Humans can easily identify the relevant objects in a scene because their inherent mechanism of visual attention. Human visual system models suggest that humans selectively process perceived information instead of taking all in mind [18]. The visual attention model attributed to Neisser states that there are two stages in the visual saliency task: a pre-attentive stage and an attentive stage. In the first stage, the features are detected and in the second stage, the visual system finds relationships between them.

Visual saliency computation methods try to emulate the human visual attention methods. The first computational approach for saliency detection was proposed by Itti et al. [8]. The main contribution of this work is the proposal of the saliency map. This map is an image-like representation where the intensity is proportional to the relevance of the corresponding pixels.

Saliency detection has been widely used in computer applications. It has been used in object segmentation [11], object recognition [17] adaptive image compression [4] and place recognition [19]. In particular, saliency detection is useful because it reduces the computational cost of these tasks by focusing the process in reduced regions instead of processing the entire image.

Nothdurft [16] and Ma and Zhang [15], coincide in the statement that there is not a feature per se that captures human attention. For example, the saliency of an object does not depends on a particular color but on its contrast with respect to its neighborhood.

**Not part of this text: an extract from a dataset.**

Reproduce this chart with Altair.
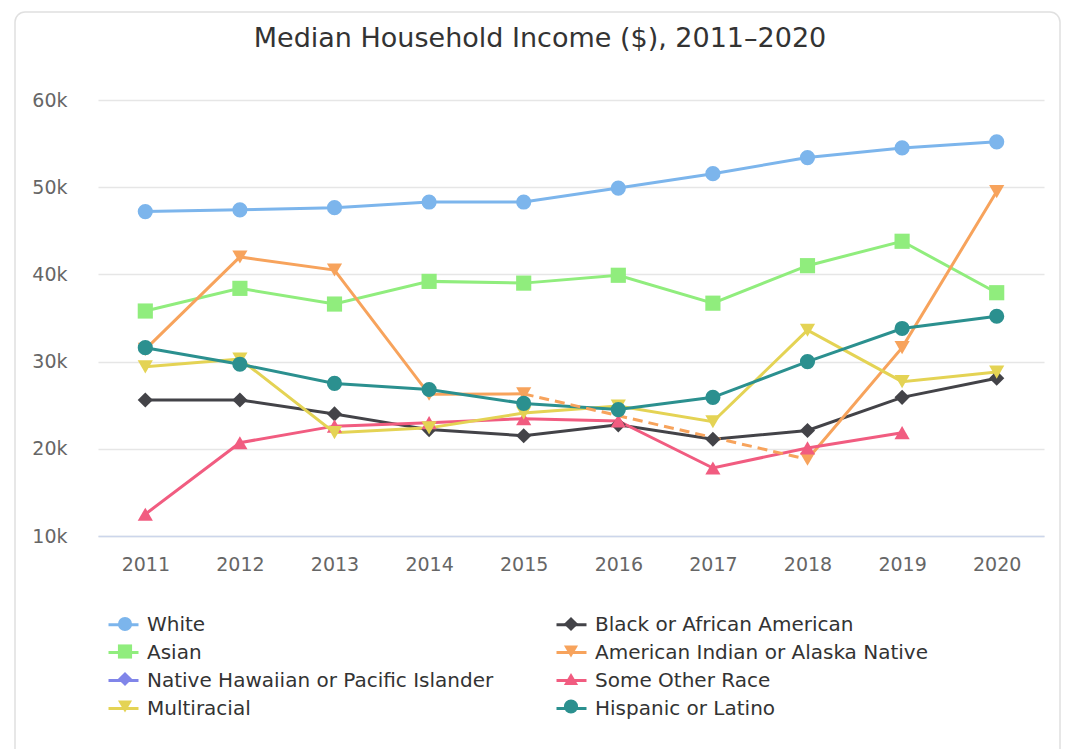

In recent works, the color contrast has been received too much attention. Luo et al. [14] consider the global color contrast as the key property for saliency and they also assign more importance to the center of the image. Ma and Zhang [15] consider local contrast in the CIELuv space, it computes the pixel saliency by using a local window. Liu and Gleicher [12] create a Gaussian pyramid of the image in order to be invariant to scale, the distance is computed by using a \(L_2\) norm in CIELuv color space.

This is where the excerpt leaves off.